I spent lots of time with FORTRAN and assembly language on the IBM 1130 and 360s in the days.
I still have the habit of having a small paperclip on my shirt pocket from spending hours at the keypunch and reader. Paperclip was used to unclog the card vacuum pickup arm...
I also had a paper clip but for a different reason. I helped to fit punched out pieces back into the holes if we needed to fix something quickly. Yes that's how backspace worked back in the days. :-)
Not early computer oriented, but your comment reminded me of when we sent a daily report via Telex.
To this end, we had a teleprinter & a tape reperforator.
The normal method was to type up the report & produce a tape, then run the tape to send the message.
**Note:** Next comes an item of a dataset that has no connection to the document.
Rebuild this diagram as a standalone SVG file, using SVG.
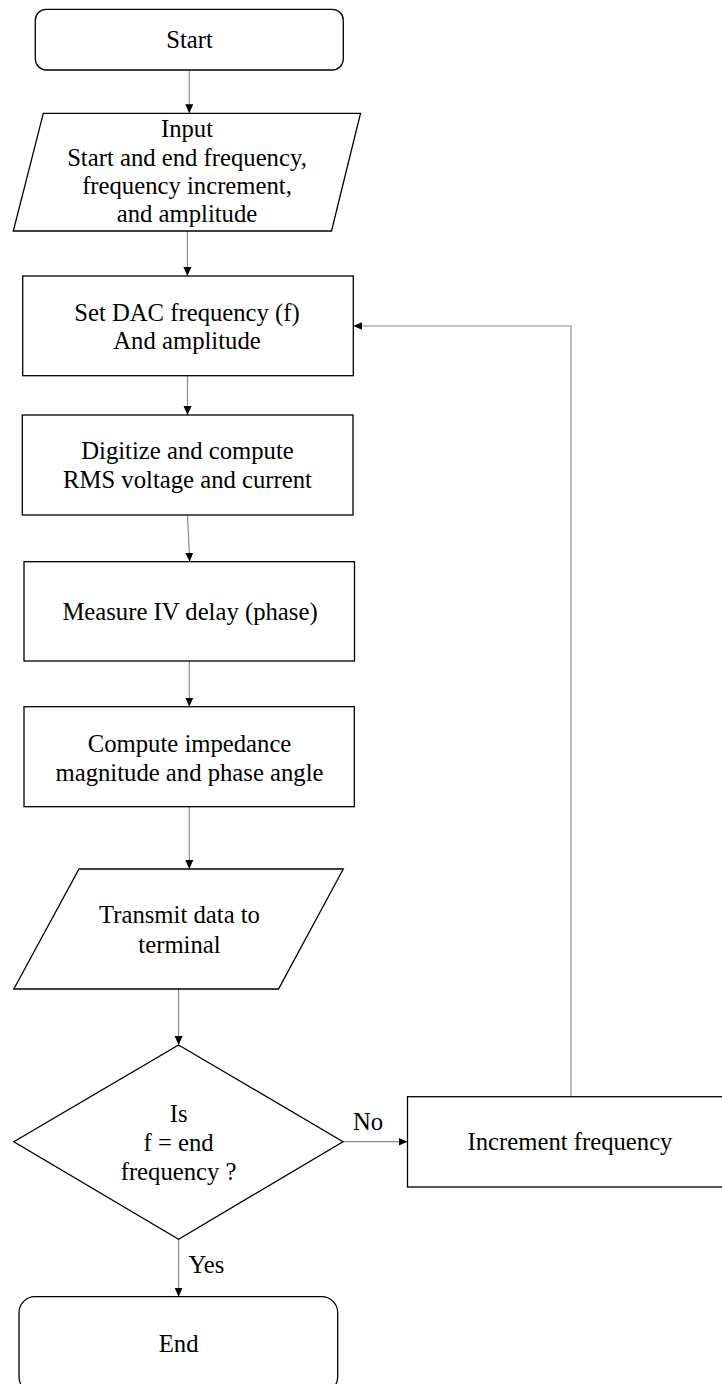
<svg xmlns="http://www.w3.org/2000/svg" width="722" height="1384" viewBox="0 0 722 1384">
  <defs>
    <marker id="arrow" markerUnits="userSpaceOnUse" markerWidth="10" markerHeight="10" viewBox="0 0 10 10" refX="9" refY="5" orient="auto">
      <path d="M0,1 L9,5 L0,9 Z" fill="#000"/>
    </marker>
    <style>
      .node { fill: #fff; stroke: #000; stroke-width: 1.3; }
      .edge { fill: none; stroke: #8a8a8a; stroke-width: 1.2; marker-end: url(#arrow); }
      .t { font-family: "Liberation Serif", "Times New Roman", serif; font-size: 24.7px; fill: #000; text-anchor: middle; }
    </style>
  </defs>
  <rect width="722" height="1384" fill="#fff"/>

  <g id="connectors">
    <path class="edge" d="M189.3,70 L189.3,113.3"/>
    <path class="edge" d="M187.4,231 L187.4,276"/>
    <path class="edge" d="M187.5,375.7 L187.5,415"/>
    <path class="edge" d="M187.5,515 L189.7,561.7"/>
    <path class="edge" d="M189.3,661 L189.3,706.7"/>
    <path class="edge" d="M189.3,806.7 L189.3,869"/>
    <path class="edge" d="M178.6,989 L178.6,1045"/>
    <path class="edge" d="M343,1141.7 L407.5,1141.7"/>
    <path class="edge" d="M571,1096.7 L571,326 L353.3,326"/>
    <path class="edge" d="M178.6,1239.3 L178.6,1296.7"/>
    <text class="t" x="368" y="1130">No</text>
    <text class="t" x="206.4" y="1273.3">Yes</text>
  </g>

  <g id="start">
    <rect class="node" x="35.3" y="9.3" width="308" height="60.7" rx="11"/>
    <text class="t" x="189.5" y="48.3">Start</text>
  </g>

  <g id="input">
    <polygon class="node" points="43.3,113.3 360.5,113.3 331.5,231 13.3,231"/>
    <text class="t" x="187" y="136.7">Input</text>
    <text class="t" x="187" y="165.7">Start and end frequency,</text>
    <text class="t" x="187" y="193.5">frequency increment,</text>
    <text class="t" x="187" y="221.7">and amplitude</text>
  </g>

  <g id="set-dac">
    <rect class="node" x="22.7" y="276" width="330.6" height="99.7"/>
    <text class="t" x="187" y="320.7">Set DAC frequency (f)</text>
    <text class="t" x="187" y="348.5">And amplitude</text>
  </g>

  <g id="digitize">
    <rect class="node" x="22.3" y="415" width="330.7" height="100"/>
    <text class="t" x="187.5" y="459">Digitize and compute</text>
    <text class="t" x="187.5" y="487.5">RMS voltage and current</text>
  </g>

  <g id="measure">
    <rect class="node" x="24" y="561.7" width="330.5" height="99.3"/>
    <text class="t" x="190" y="620">Measure IV delay (phase)</text>
  </g>

  <g id="compute">
    <rect class="node" x="24" y="706.7" width="330.3" height="100"/>
    <text class="t" x="189.5" y="751.7">Compute impedance</text>
    <text class="t" x="189.5" y="780.7">magnitude and phase angle</text>
  </g>

  <g id="transmit">
    <polygon class="node" points="79,869 343.3,869 278.5,989 13.8,989"/>
    <text class="t" x="179.5" y="923.3">Transmit data to</text>
    <text class="t" x="179.5" y="952.7">terminal</text>
  </g>

  <g id="decision">
    <polygon class="node" points="178.6,1045 343,1141.7 178.6,1239.3 13.8,1141.7"/>
    <text class="t" x="178.6" y="1121.7">Is</text>
    <text class="t" x="178.6" y="1150.8">f = end</text>
    <text class="t" x="178.6" y="1180">frequency ?</text>
  </g>

  <g id="increment">
    <rect class="node" x="407.5" y="1096.7" width="330" height="90.3"/>
    <text class="t" x="570" y="1150">Increment frequency</text>
  </g>

  <g id="end">
    <rect class="node" x="19" y="1296.7" width="318.7" height="96" rx="16"/>
    <text class="t" x="178.6" y="1351.7">End</text>
  </g>
</svg>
There was a lot of stuff which didn't change day to day, so we would make up short tapes with such things on them, stop composing the day's message where they fitted, run the short tape & add the information to the daily tape (our setup could do that).
We were pretty much doing "cut & paste" in an "old school" way.
We were also required to keep each day's tape for several days, so along with the above mentioned "short tapes", it added up to a fairly messy pile of them on the desk.
One of the guys became sick of this, & I came in to work one morning to find them all attached to the felt notice board with thumbtacks.
"Gee, that's neat", thought I, & didn't think anymore about it, until we tried to run one of the tapes, when we found a problem.
Perforated paper tapes don't like having extra random holes added!
For the tapes already removed from the board, it was a matter of taking them outside in the bright sunshine & looking for holes that didn't quite "look right", covering them with Sellotape, testing, then making a replacement.
With the undisturbed ones, it was just a matter of marking them where the pin went through, then doing the "Sellotape" thing, & so on, but the whole process still wasted a couple of hours.